A related bark painted of the same site of Baratjala, and made in the same year, was acquired by Tate Modern in 2022. The Metropolitan Museum holds four bark paintings from the series Lightning and the Rock, first shown at the Telstra National Aboriginal and Torres Strait Islander Art Awards at the Museum and Gallery of the Northern Territory, Darwin, in 2014, for which Marawili won first prize for paintings on eucalyptus bark, a prize she won again in August 2019.

 

Noggirrnga Marawili had several solo exhibitions in the last decade of her life, culminating in a major retrospective, From My Heart and Mind, at the Art Gallery of New South Wales, Sydney, in 2018. Her work also featured in the exhibition Maḏayin: Waltjaṉ ga Waltjaṉbuy Yolŋuwu Miny'ti Yirrkalawuy (Eight decades of Aboriginal Australian bark painting from Yirrkala) which toured the United States from September 2022 to January 2025.1





1 See the catalogue of the exhibition: Wukun Wanambi, Kade McDonald, Henry Skerritt (eds.), Maḏayin: Waltjaṉ ga Waltjaṉbuy Yolŋuwu Miny'ti Yirrkalawuy (Eight decades of Aboriginal Australian bark painting from Yirrkala), Kluge-Ruhe Aboriginal Art Collection of the University of Virginia, Charlottesville, and DelMonico Books, New York, 2022. The exhibition was organised by Kluge-Ruhe Aboriginal Art Collection in partnership with the Buku Larrnggay Mulka Centre, Yirrkala.
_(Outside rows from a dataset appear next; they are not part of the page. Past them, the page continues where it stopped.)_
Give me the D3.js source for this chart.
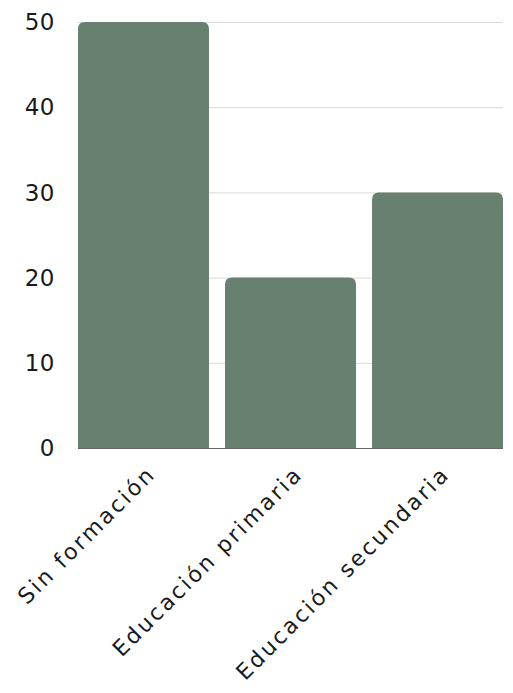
<!DOCTYPE html>
<html>
<head>
<meta charset="utf-8">
<script src="https://cdn.jsdelivr.net/npm/d3@7"></script>
<style>
  body { margin: 0; background: #fff; }
  svg text { font-family: "DejaVu Sans", sans-serif; fill: #1a1a1a; }
</style>
</head>
<body>
<svg></svg>
<script>
const categories = ['Sin formación', 'Educación primaria', 'Educación secundaria'];
const values = [50, 20, 30];
const yTicks = [0, 10, 20, 30, 40, 50];

const width = 513;
const height = 693;
const margin = { top: 22, right: 10, bottom: 245, left: 78 };

const svg = d3.select('svg')
  .attr('width', width)
  .attr('height', height);

const x = d3.scaleBand()
  .domain(categories)
  .range([margin.left, 503])
  .paddingInner(0.109)
  .paddingOuter(0);

const y = d3.scaleLinear()
  .domain([0, 50])
  .range([height - margin.bottom, margin.top]);

// gridlines
svg.append('g')
  .selectAll('line')
  .data(yTicks)
  .enter().append('line')
  .attr('x1', margin.left)
  .attr('x2', 503)
  .attr('y1', d => y(d) + 0.5)
  .attr('y2', d => y(d) + 0.5)
  .attr('stroke', '#d9d9d9')
  .attr('stroke-width', 1);

// y tick labels
svg.append('g')
  .selectAll('text')
  .data(yTicks)
  .enter().append('text')
  .attr('x', 55)
  .attr('y', d => y(d))
  .attr('dy', '0.36em')
  .attr('text-anchor', 'end')
  .style('font-size', '23px')
  .style('letter-spacing', '0.5px')
  .text(d => d);

// bars with rounded tops
const r = 7;
svg.append('g')
  .selectAll('path')
  .data(values)
  .enter().append('path')
  .attr('fill', '#68806f')
  .attr('d', (d, i) => {
    const x0 = x(categories[i]), x1 = x0 + x.bandwidth();
    const yt = y(d), yb = y(0);
    return `M${x0},${yb}V${yt + r}Q${x0},${yt} ${x0 + r},${yt}H${x1 - r}Q${x1},${yt} ${x1},${yt + r}V${yb}Z`;
  });

// baseline
svg.append('line')
  .attr('x1', margin.left)
  .attr('x2', 503)
  .attr('y1', y(0) + 0.5)
  .attr('y2', y(0) + 0.5)
  .attr('stroke', '#666');

// x labels
svg.append('g')
  .selectAll('text')
  .data(categories)
  .enter().append('text')
  .attr('transform', d => `translate(${x(d) + x.bandwidth() / 2 + 8},${y(0) + 22}) rotate(-45)`)
  .attr('text-anchor', 'end')
  .attr('dy', '0.35em')
  .style('font-size', '22px')
  .style('letter-spacing', '2.5px')
  .text(d => d);
</script>
</body>
</html>
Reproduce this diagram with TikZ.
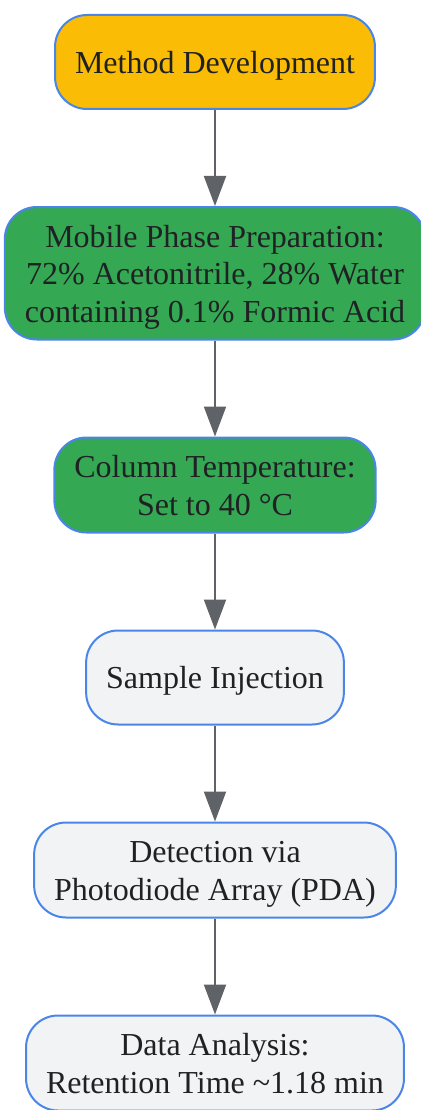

It opened at the Hood Museum of Art, Dartmouth College, Hanover, New Hampshire and travelled to; the American University Museum at the Katzen Arts Center, Washington DC; the Carolyn Campagna Kleefeld Contemporary Art Museum at California State University, Long Beach; the Fralin Museum of Art at the University of Virginia, Charlottesville; and the Asia Society Museum, New York, from September 3, 2022, to January 5, 2025.